The Matrix became a pop culture phenomenon that spawned video games, cartoons, merchandise... and two ignominious sequels we'd all pay money to forget. It was the ideal film for the society in which it was birthed. That's great in the moment, because it means The Matrix could dominate the zeitgeist that spawned it. There's an ugly side to that momentary relevance, and that's how a movie like the Wachowskis' magnum opus fares with later generations. The Matrix was perfect in 1999, but watching that movie in 2014 isn't much different from listening to a Limp Bizkit album in 2014—as in, I highly recommend not doing it.
The Matrix isn't technically terrible, though. It's well-paced, suspenseful, clever in places, and visually stimulating. It's just that from the design all the way up to the basic plot, it's all trapped in the year 1999, just like Thomas Anderson before he became Goth Jesus.
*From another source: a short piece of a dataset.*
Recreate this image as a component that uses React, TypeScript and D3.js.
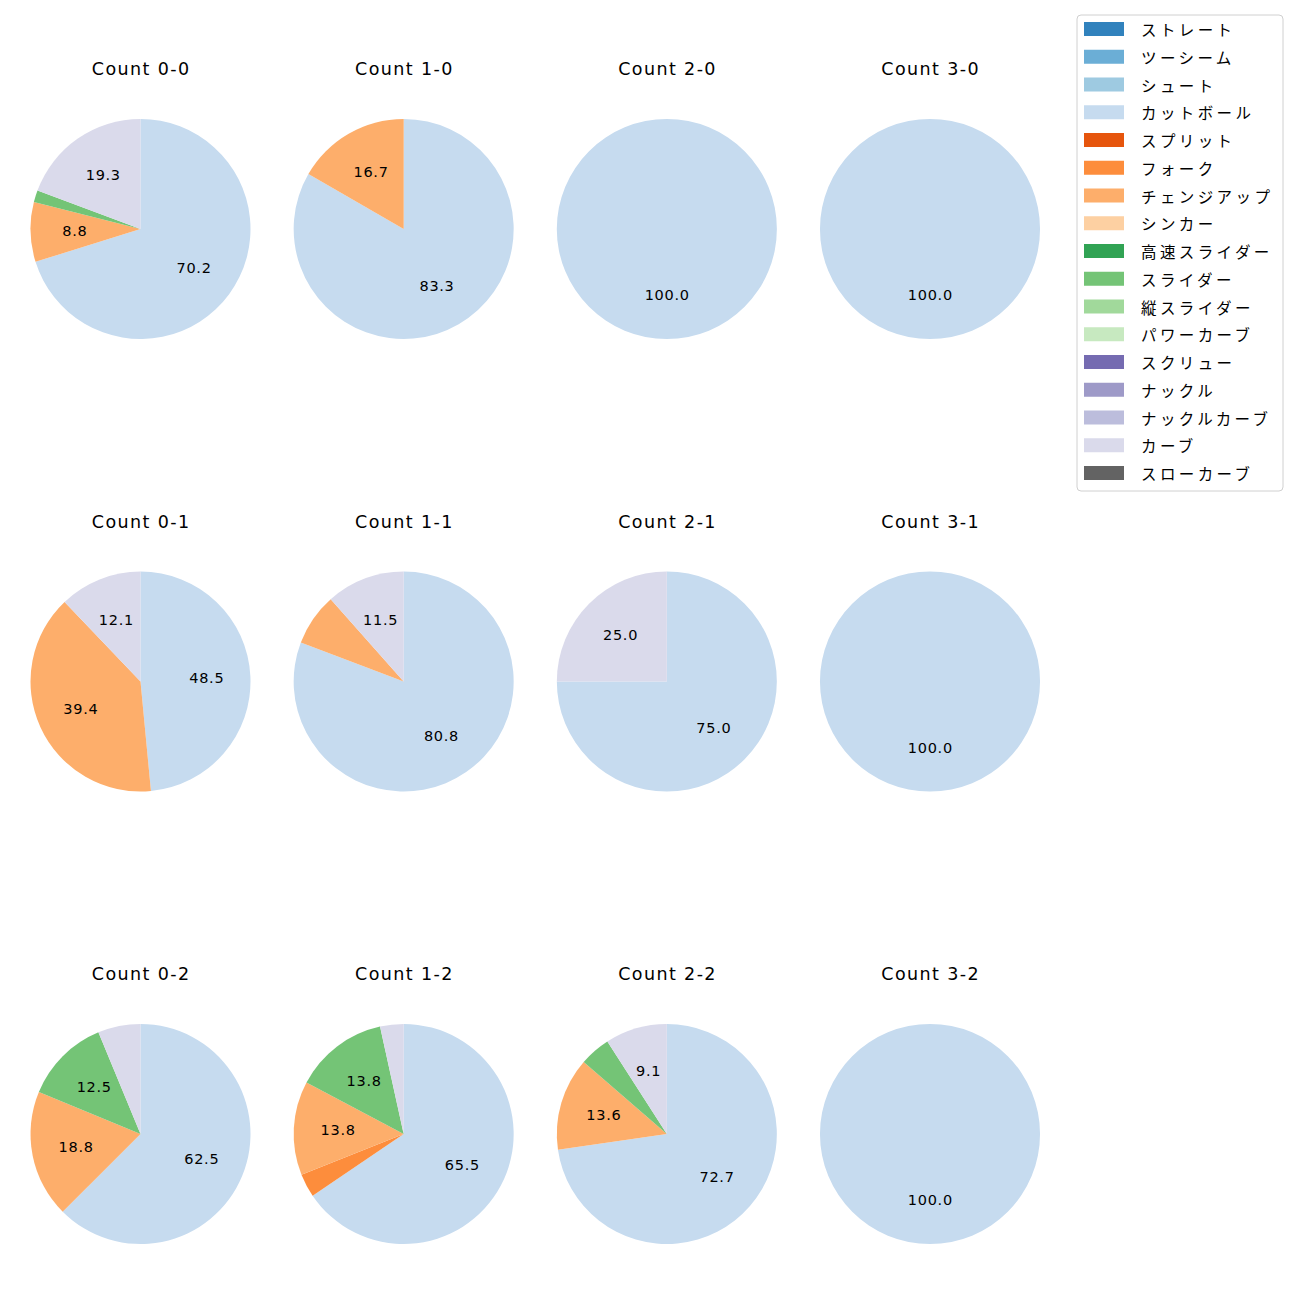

It's simply the recycled offspring of everything that preceded it.
The Fifth Element, Judge Dredd, Dark City, The Crow, and just about every pre-Matrix comic book/sci-fi/fantasy movie from 1982 onward is a pale copy of Blade Runner's rainy, industrialized aesthetic nightmare. Blade Runner and Star Wars couldn't be any different in look, theme, pace, or tone. And yet the Wachowski siblings got them both drunk, made them screw, and nine months (or 20 years) later, they had a baby called The Matrix—a dark, ominous, rainy, bleak Christ allegory about the battle between good and evil. The only thing that truly separates The Matrix from its forebears is a bunch of annoying songs by horrible bands and bullet time. Imagine putting a Donna Summer song into the cantina scene in Star Wars.